We have translated a further 6 CRA interpretations released in November of 2000. Their descriptors and links appear below.

These are additions to our set of 3,151 full-text translations of French-language Technical Interpretation and Roundtable items (plus some ruling letters) of the Income Tax Rulings Directorate, which covers all of the last 24 1/3 years of releases of such items by the Directorate. These translations are subject to our paywall (applicable after the 5th of each month).

Bundle Date Translated severed letter Summaries under Summary descriptor
2000-11-24 3 November 2000 External T.I. 2000-0047535 F - CHNT USAGE-UN IMMEUBLE Income Tax Act - Section 45 - Subsection 45(1) - Paragraph 45(1)(a) building of the taxpayer with 4 units treated as 4 separate properties for purposes of the change-in-use rules
Income Tax Act - Section 13 - Subsection 13(7) - Paragraph 13(7)(b) - Subparagraph 13(7)(b)(ii) - Clause 13(7)(b)(ii)(B) change in use of unit in 4-plex from personal to rental and vice versa
31 October 2000 Internal T.I. 2000-0048427 F - PENSION ALIMENTAIRE-ARRERAGES Income Tax Act - Section 56.1 - Subsection 56.1(4) - Support Amount amount of support can be payable under a court order although the amount paid is less
10 November 2000 External T.I. 1999-0008335 F - inclusion revenu exonéré - convention fiscale Income Tax Act - Section 81 - Subsection 81(1) - Paragraph 81(1)(a) requirement to include a treaty-exempt receipt in income
9 November 2000 External T.I. 2000-0038955 F - CLAUSE DE CAPACITE DE GAIN Income Tax Act - Section 12 - Subsection 12(1) - Paragraph 12(1)(g) ascertaining 5-year earnout period / meaning of “calculated with certainty”
7 November 2000 External T.I. 2000-0040615 F - OPTIONS ET CLAUSE DE CAPACITE DE GAIN Income Tax Act - Section 12 - Subsection 12(1) - Paragraph 12(1)(g) IT-426 cost-recovery method not available where earnout is embedded in the variable proceeds received for the granting of a share-sale option with nominal exercise price
Income Tax Act - Section 49 - Subsection 49(1) granting of earnout option may require full recognition under s. 49(1) on grant date/ legal form of option v. share sale generally followed
7 November 2000 External T.I. 2000-0041815 F - ALLOC. POUR FRAIS DE DEPLACEMENT Income Tax Act - Section 6 - Subsection 6(1) - Paragraph 6(1)(b) - Subparagraph 6(1)(b)(x) payment of fixed allowance for travel falling within a specified kilometers range did not satisfy s. 6(1)(b)(x)

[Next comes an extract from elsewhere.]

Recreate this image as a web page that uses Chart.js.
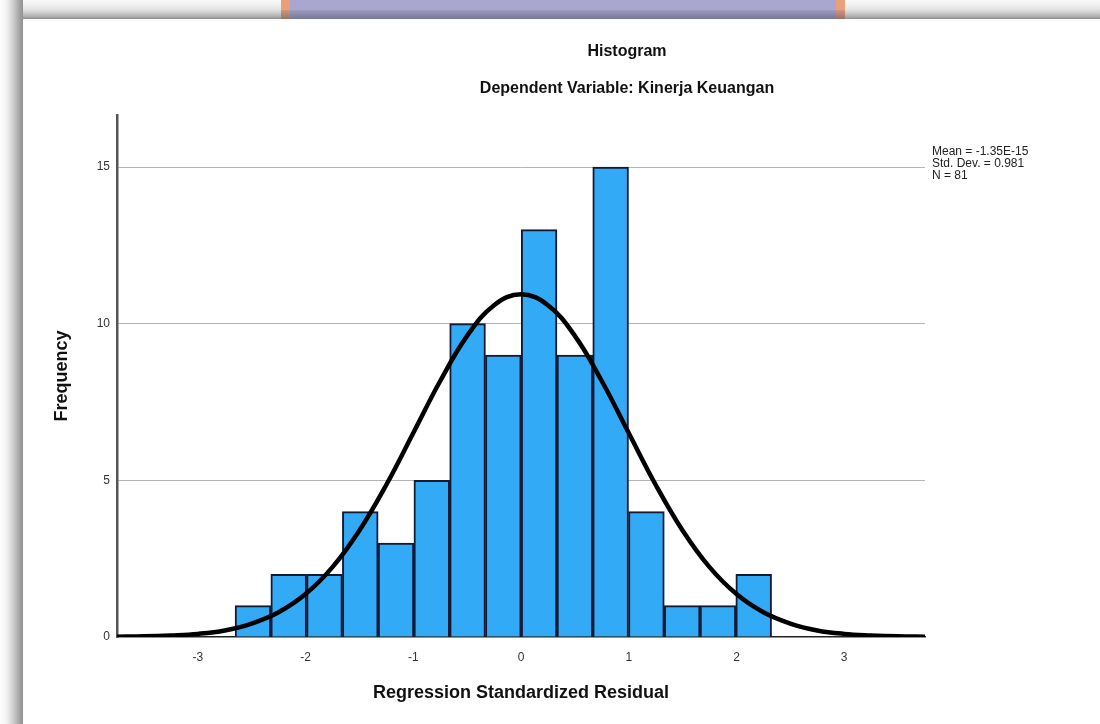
<!DOCTYPE html>
<html>
<head>
<meta charset="utf-8">
<title>Histogram</title>
<script src="https://cdn.jsdelivr.net/npm/chart.js@4.4.1/dist/chart.umd.min.js"></script>
<style>
    body { margin: 0; background: #fff; }
    #wrap { position: relative; width: 1100px; height: 724px; overflow: hidden; }
    .frameTop {
        position: absolute; left: 0; top: 0; width: 1100px; height: 19px;
        background: linear-gradient(to bottom, #fafafa 0, #f0f0f0 5px, #e4e4e4 9px, #cbcbcb 13px, #a9a9a9 17px, #8c8c8c 19px);
    }
    .frameLeft {
        position: absolute; left: 0; top: 0; width: 23px; height: 724px;
        background: linear-gradient(to right, #fdfdfd 0, #f3f3f3 6px, #e0e0e0 10px, #c9c9c9 14px, #a7a7a7 19px, #909090 23px);
    }
    .mark {
        position: absolute; left: 281px; top: 0; width: 564px; height: 19px;
        background: linear-gradient(to right, #e8a07a 0, #e8a07a 9px, #a9a7cf 9px, #a9a7cf 555px, #e8a07a 555px);
    }
    .markShade {
        position: absolute; left: 281px; top: 10px; width: 564px; height: 9px;
        background: linear-gradient(to bottom, rgba(90,90,110,0.15), rgba(60,60,80,0.45));
    }
    canvas { position: absolute; left: 0; top: 0; }
</style>
</head>
<body>
<div id="wrap">
    <div class="frameTop"></div>
    <div class="mark"></div>
    <div class="markShade"></div>
    <div class="frameLeft"></div>
    <canvas id="histChart" width="1100" height="724"></canvas>
</div>
<script>
// Histogram of regression standardized residuals (SPSS output)
const binStart = -2.654;
const binWidth = 0.332;
const binCounts = [1, 2, 2, 4, 3, 5, 10, 9, 13, 9, 15, 4, 1, 1, 2];

// Fitted normal curve
const curveX = [-3.75, -3.5, -3.25, -3, -2.75, -2.5, -2.25, -2, -1.75, -1.5, -1.25, -1, -0.75, -0.5, -0.25, 0,
                0.25, 0.5, 0.75, 1, 1.25, 1.5, 1.75, 2, 2.25, 2.5, 2.75, 3, 3.25, 3.5, 3.75];
const curveY = [0.01, 0.02, 0.05, 0.10, 0.21, 0.43, 0.79, 1.37, 2.23, 3.40, 4.86, 6.51, 8.17, 9.61, 10.59, 10.94,
                10.59, 9.61, 8.17, 6.51, 4.86, 3.40, 2.23, 1.37, 0.79, 0.43, 0.21, 0.10, 0.05, 0.02, 0.01];

const xTicks = [-3, -2, -1, 0, 1, 2, 3];
const yTicks = [0, 5, 10, 15];

const titleLines = ['Histogram', 'Dependent Variable: Kinerja Keuangan'];
const statLines = ['Mean = -1.35E-15', 'Std. Dev. = 0.981', 'N = 81'];

const FONT = "'Liberation Sans', Arial, sans-serif";

const barPoints = binCounts.map((c, i) => ({ x: binStart + (i + 0.5) * binWidth, y: c }));
const curvePoints = curveX.map((x, i) => ({ x: x, y: curveY[i] }));

// titles and the stats box are drawn by hand (SPSS puts them off-centre)
const textPlugin = {
    id: 'spssText',
    afterDraw(chart) {
        const ctx = chart.ctx;
        ctx.save();
        ctx.fillStyle = '#111';
        ctx.textAlign = 'center';
        ctx.textBaseline = 'middle';
        ctx.font = 'bold 16px ' + FONT;
        ctx.fillText(titleLines[0], 627, 52);
        ctx.fillText(titleLines[1], 627, 89);

        ctx.textAlign = 'left';
        ctx.font = '12px ' + FONT;
        ctx.fillStyle = '#222';
        statLines.forEach((s, i) => ctx.fillText(s, 932, 152 + i * 12));
        ctx.restore();
    }
};

const ctx = document.getElementById('histChart').getContext('2d');
const histChart = new Chart(ctx, {
    type: 'bar',
    data: {
        datasets: [{
            type: 'line',
            data: curvePoints,
            borderColor: '#000',
            borderWidth: 4.5,
            pointRadius: 0,
            tension: 0.4,
            fill: false,
            order: 0
        }, {
            type: 'bar',
            data: barPoints,
            backgroundColor: '#33aaf6',
            borderColor: '#141a36',
            borderWidth: 2,
            barPercentage: 1,
            categoryPercentage: 1,
            order: 1
        }]
    },
    options: {
        responsive: false,
        animation: false,
        layout: {
            padding: { left: 23, top: 115, right: 175, bottom: 0 }
        },
        scales: {
            x: {
                type: 'linear',
                min: -3.75,
                max: 3.75,
                offset: false,
                afterBuildTicks: function(scale) {
                    scale.ticks = xTicks.map(v => ({ value: v }));
                },
                afterFit: function(scale) {
                    scale.height = 87;
                },
                grid: { display: false, drawTicks: false },
                border: { display: true, color: '#222', width: 1.5 },
                ticks: {
                    font: { family: FONT, size: 12 },
                    color: '#333',
                    padding: 13,
                    maxRotation: 0
                },
                title: {
                    display: true,
                    text: 'Regression Standardized Residual',
                    font: { family: FONT, size: 18, weight: 'bold' },
                    color: '#111',
                    padding: { top: 0, bottom: 20 }
                }
            },
            y: {
                min: 0,
                max: 16.66,
                afterBuildTicks: function(scale) {
                    scale.ticks = yTicks.map(v => ({ value: v }));
                },
                afterFit: function(scale) {
                    scale.width = 94;
                },
                grid: {
                    drawTicks: false,
                    color: function(c) {
                        return c.tick && c.tick.value === 0 ? 'rgba(0,0,0,0)' : '#b5b5b5';
                    },
                    lineWidth: 1
                },
                border: { display: true, color: '#555', width: 2.5 },
                ticks: {
                    font: { family: FONT, size: 12 },
                    color: '#333',
                    padding: 7
                },
                title: {
                    display: true,
                    text: 'Frequency',
                    font: { family: FONT, size: 18, weight: 'bold' },
                    color: '#111',
                    padding: { top: 28, bottom: 0 }
                }
            }
        },
        plugins: {
            legend: { display: false },
            tooltip: { enabled: false }
        }
    },
    plugins: [textPlugin]
});
</script>
</body>
</html>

Malamute – Tax Court of Canada accepts that cheques to the shareholders labelled as (and treated rather like) “payroll” in fact were shareholder advances

A small contracting company made regular bi-weekly payments to its two shareholders (Mr. and Mrs. Lynch) in amounts equal to an even gross salary number (e.g., $6,000) minus amounts equal to income tax and CPP withholdings that would be applicable to such salary amounts. Mrs. Lynch, as an interim bookkeeper, notated the cheques as being “payroll” and for the first two months of 2018, but not thereafter, remitted source deduction amounts to CRA.

Cook J accepted the principle that “it is the intention of the parties (payer and payee) at the time of the payment that characterizes the nature of the payment” as salary or shareholder advance, but accepted the testimony before him that (consistent with the financial statements) the intention all along was that the payments were shareholder loan advances and not salary; and that the above bookkeeping reflected mistakes by an inexperienced and unsophisticated bookkeeper. He concluded:

This is the type of situation … wherein a shareholder receives draws on the shareholder loan account throughout the year and then a dividend determination is made at some point for the year.

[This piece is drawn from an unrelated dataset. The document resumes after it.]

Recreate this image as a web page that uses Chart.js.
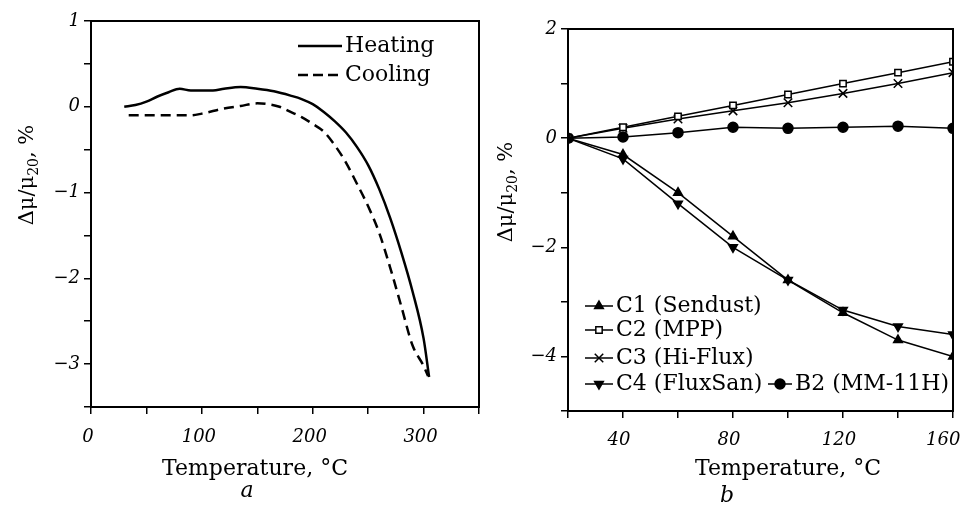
<!DOCTYPE html>
<html>
<head>
<meta charset="utf-8">
<script src="https://cdn.jsdelivr.net/npm/chart.js"></script>
<style>
  html, body { margin: 0; padding: 0; background: #fff; overflow: hidden; }
  #wrap { position: relative; width: 962px; height: 505px; overflow: hidden; }
  #chartA { position: absolute; left: 0; top: 0; }
  #chartB { position: absolute; left: 481px; top: 0; }
</style>
</head>
<body>
<div id="wrap">
  <canvas id="chartA" width="481" height="505"></canvas>
  <canvas id="chartB" width="500" height="505"></canvas>
</div>
<script>
// ---- data, panel a (heating / cooling curves) ----
const heatT  = [30, 40, 50, 60, 70, 80, 90, 110, 120, 135, 150, 165, 180, 190, 200, 210, 220, 230, 240, 250, 260, 270, 280, 290, 300, 305];
const heatMu = [0, 0.02, 0.06, 0.12, 0.17, 0.21, 0.19, 0.19, 0.21, 0.23, 0.21, 0.18, 0.13, 0.09, 0.03, -0.06, -0.17, -0.3, -0.47, -0.68, -0.96, -1.3, -1.7, -2.15, -2.7, -3.15];
const coolT  = [34, 50, 70, 90, 100, 110, 120, 135, 150, 160, 170, 180, 190, 200, 210, 220, 230, 240, 250, 260, 270, 280, 290, 300, 304];
const coolMu = [-0.1, -0.1, -0.1, -0.1, -0.08, -0.05, -0.02, 0.01, 0.04, 0.03, 0.0, -0.06, -0.12, -0.2, -0.29, -0.45, -0.65, -0.9, -1.16, -1.47, -1.88, -2.33, -2.78, -3.02, -3.14];
const xLabelsA = [0, 100, 200, 300];
const yLabelsA = [1, 0, -1, -2, -3];

// ---- data, panel b (materials) ----
const tempB = [20, 40, 60, 80, 100, 120, 140, 160];
const c1 = [0, -0.3, -1.0, -1.8, -2.6, -3.2, -3.7, -4.0];
const c2 = [0, 0.2, 0.4, 0.6, 0.8, 1.0, 1.2, 1.4];
const c3 = [0, 0.18, 0.35, 0.5, 0.65, 0.82, 1.0, 1.2];
const c4 = [0, -0.38, -1.2, -2.0, -2.6, -3.15, -3.45, -3.6];
const b2 = [0, 0.02, 0.1, 0.2, 0.18, 0.2, 0.22, 0.18];
const xLabelsB = [40, 80, 120, 160];
const yLabelsB = [2, 0, -2, -4];

const SERIF = '"DejaVu Serif", "Liberation Serif", serif';
const toPts = (xs, ys) => xs.map((x, i) => ({ x: x, y: ys[i] }));
const minus = v => (v < 0 ? '\u2212' + Math.abs(v) : String(v));

// frame + captions drawn on top of the chart
function decorPlugin(cfg) {
    return {
        id: 'decor',
        afterDraw(chart) {
            const ctx = chart.ctx;
            const a = chart.chartArea;
            ctx.save();
            // box round plot area
            ctx.strokeStyle = '#000';
            ctx.lineWidth = 2;
            ctx.strokeRect(a.left, a.top, a.right - a.left, a.bottom - a.top);

            ctx.fillStyle = '#000';
            // x title
            ctx.font = '22px ' + SERIF;
            ctx.textAlign = 'center';
            ctx.textBaseline = 'alphabetic';
            ctx.fillText('Temperature, \u00B0C', cfg.xTitleX, cfg.xTitleY);
            // panel letter
            ctx.font = 'italic 22px ' + SERIF;
            ctx.fillText(cfg.letter, cfg.letterX, cfg.letterY);

            // y title with subscript
            ctx.translate(cfg.yTitleX, cfg.yTitleY);
            ctx.rotate(-Math.PI / 2);
            ctx.textAlign = 'left';
            const big = '21px ' + SERIF, small = '14px ' + SERIF;
            ctx.font = big; const w1 = ctx.measureText('\u0394\u03BC/\u03BC').width;
            ctx.font = small; const w2 = ctx.measureText('20').width;
            ctx.font = big; const w3 = ctx.measureText(', %').width;
            let x = -(w1 + w2 + w3) / 2;
            ctx.font = big; ctx.fillText('\u0394\u03BC/\u03BC', x, 0); x += w1;
            ctx.font = small; ctx.fillText('20', x, 5); x += w2;
            ctx.font = big; ctx.fillText(', %', x, 0);
            ctx.restore();

            // legend
            if (cfg.legend) cfg.legend(chart, ctx);
        }
    };
}

function markerAt(ctx, ds, x, y) {
    ctx.save();
    ctx.strokeStyle = '#000';
    ctx.fillStyle = ds.pointBackgroundColor || '#000';
    ctx.lineWidth = ds.pointBorderWidth || 1.5;
    Chart.helpers.drawPoint(ctx, {
        pointStyle: ds.pointStyle,
        radius: ds.pointRadius,
        rotation: ds.pointRotation || 0,
        borderWidth: ds.pointBorderWidth || 1.5
    }, x, y);
    ctx.restore();
}

function axisCommon(min, max, step, labels, tickLen) {
    return {
        type: 'linear',
        min: min,
        max: max,
        ticks: {
            stepSize: step,
            autoSkip: false,
            maxRotation: 0,
            color: '#000',
            font: { family: SERIF, style: 'italic', size: 18 },
            callback: v => (labels.includes(v) ? minus(v) : '')
        },
        grid: { drawOnChartArea: false, drawTicks: true, tickLength: tickLen, color: '#000', lineWidth: 1.5 },
        border: { display: true, color: '#000', width: 2 }
    };
}

// x scale: fixed height, no label overhang padding (plot edges set by layout padding)
function fixX(h) {
    return s => { s.height = h; s.paddingLeft = 0; s.paddingRight = 0; };
}

// ---------------- panel a ----------------
const xA = axisCommon(0, 350, 50, xLabelsA, 7);
xA.ticks.padding = 13;
xA.ticks.labelOffset = -3;
xA.afterFit = fixX(98);
const yA = axisCommon(-3.5, 1, 0.5, yLabelsA, 7);
yA.ticks.padding = 4;
yA.afterFit = s => { s.width = 91; };

new Chart(document.getElementById('chartA'), {
    type: 'line',
    data: {
        datasets: [
            {
                label: 'Heating',
                data: toPts(heatT, heatMu),
                borderColor: '#000',
                borderWidth: 2.5,
                pointRadius: 0,
                cubicInterpolationMode: 'monotone',
                fill: false
            },
            {
                label: 'Cooling',
                data: toPts(coolT, coolMu),
                borderColor: '#000',
                borderWidth: 2.5,
                borderDash: [10, 6],
                pointRadius: 0,
                cubicInterpolationMode: 'monotone',
                fill: false
            }
        ]
    },
    options: {
        responsive: false,
        animation: false,
        layout: { padding: { left: 0, right: 2, top: 21, bottom: 0 } },
        plugins: { legend: { display: false }, tooltip: { enabled: false } },
        scales: { x: xA, y: yA }
    },
    plugins: [decorPlugin({
        xTitleX: 255, xTitleY: 475,
        letter: 'a', letterX: 247, letterY: 497,
        yTitleX: 33, yTitleY: 175,
        legend: (chart, ctx) => {
            const rows = [['Heating', [], 46], ['Cooling', [10, 5], 75]];
            ctx.save();
            ctx.strokeStyle = '#000';
            ctx.fillStyle = '#000';
            ctx.lineWidth = 2.5;
            ctx.font = '22px ' + SERIF;
            ctx.textBaseline = 'middle';
            rows.forEach(r => {
                ctx.setLineDash(r[1]);
                ctx.beginPath();
                ctx.moveTo(298, r[2]);
                ctx.lineTo(342, r[2]);
                ctx.stroke();
                ctx.fillText(r[0], 345, r[2]);
            });
            ctx.restore();
        }
    })]
});

// ---------------- panel b ----------------
const xB = axisCommon(20, 160, 20, xLabelsB, 7);
xB.ticks.padding = 12;
xB.ticks.labelOffset = -4;
// last label sits at the window edge: a trailing figure space pulls it left
xB.ticks.callback = v => (xLabelsB.includes(v) ? (v === 160 ? '160\u2007' : String(v)) : '');
xB.afterFit = fixX(94);
const yB = axisCommon(-5, 2, 1, yLabelsB, 7);
yB.ticks.padding = 4;
yB.afterFit = s => { s.width = 87; };

const lineB = (label, vals, style, extra) => Object.assign({
    label: label,
    data: toPts(tempB, vals),
    borderColor: '#000',
    borderWidth: 1.5,
    pointStyle: style,
    pointRadius: 5,
    pointBorderColor: '#000',
    pointBackgroundColor: '#000',
    pointBorderWidth: 1.5,
    tension: 0,
    fill: false
}, extra || {});

const dsB = [
    lineB('C1 (Sendust)', c1, 'triangle', { pointRadius: 5 }),
    lineB('C2 (MPP)', c2, 'rect', { pointRadius: 4.5, pointBackgroundColor: '#fff' }),
    lineB('C3 (Hi-Flux)', c3, 'crossRot', { pointRadius: 6 }),
    lineB('C4 (FluxSan)', c4, 'triangle', { pointRadius: 5, pointRotation: 180 }),
    lineB('B2 (MM-11H)', b2, 'circle', { pointRadius: 5 })
];

new Chart(document.getElementById('chartB'), {
    type: 'line',
    data: { datasets: dsB },
    options: {
        responsive: false,
        animation: false,
        layout: { padding: { left: 0, right: 28, top: 29, bottom: 0 } },
        plugins: { legend: { display: false }, tooltip: { enabled: false } },
        scales: { x: xB, y: yB }
    },
    plugins: [decorPlugin({
        xTitleX: 307, xTitleY: 475,
        letter: 'b', letterX: 246, letterY: 502,
        yTitleX: 31, yTitleY: 192,
        legend: (chart, ctx) => {
            // [dataset index, line start x, y, line length]
            const rows = [[0, 104, 306, 28], [1, 104, 330, 28], [2, 104, 358, 28], [3, 104, 384, 28], [4, 287, 384, 24]];
            ctx.save();
            ctx.font = '22px ' + SERIF;
            ctx.textBaseline = 'middle';
            rows.forEach(r => {
                const ds = dsB[r[0]];
                ctx.strokeStyle = '#000';
                ctx.lineWidth = 1.5;
                ctx.setLineDash([]);
                ctx.beginPath();
                ctx.moveTo(r[1], r[2]);
                ctx.lineTo(r[1] + r[3], r[2]);
                ctx.stroke();
                markerAt(ctx, ds, r[1] + r[3] / 2, r[2]);
                ctx.fillStyle = '#000';
                ctx.fillText(ds.label, r[1] + r[3] + 3, r[2]);
            });
            ctx.restore();
        }
    })]
});
</script>
</body>
</html>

Neal Armstrong. Summary of Malamute Contracting Inc. v. The King, 2025 TCC 47 under s. 5(1).

Seabridge – BC Supreme Court finds that pre-feasibility expenses to assess whether a deposit could potentially support a mine qualified as exploration expenses

Seabridge incurred various pre-feasibility expenses in relation to a large and complex gold-bearing deposit in BC. Many or most of the expenses were for consultants’ studies targeted at getting a better understanding as to whether a mine at the site might potentially be economically viable (along with some geotechnical drilling).

The “qualified mining exploration expense” definition in s. 25.1(1) of the BC Income Tax Act relevantly referred (like (f) in the Canadian exploration expense definition in ITA s. 66.1(6)) to “the purpose of determining the existence, location, extent or quality of a mineral resource” in B.C. In finding that such expenses so qualified, Maisonville J stated:

[M]ineral resource depends not only on the direct physical characteristics of the mineral resource, but also the broad range of factors that inform the economic viability of its extraction. Thus expenses that assist in the determination of the economic viability of a mineral resource are captured under the “quality” term of the purpose test, subject to the limitation that the expenses must be specific to a mineral resource in British Columbia being explored.

Neal Armstrong. Summary of Seabridge Gold Inc. v British Columbia, 2025 BCSC 558 under s. 66.1(6) – CEE – (f).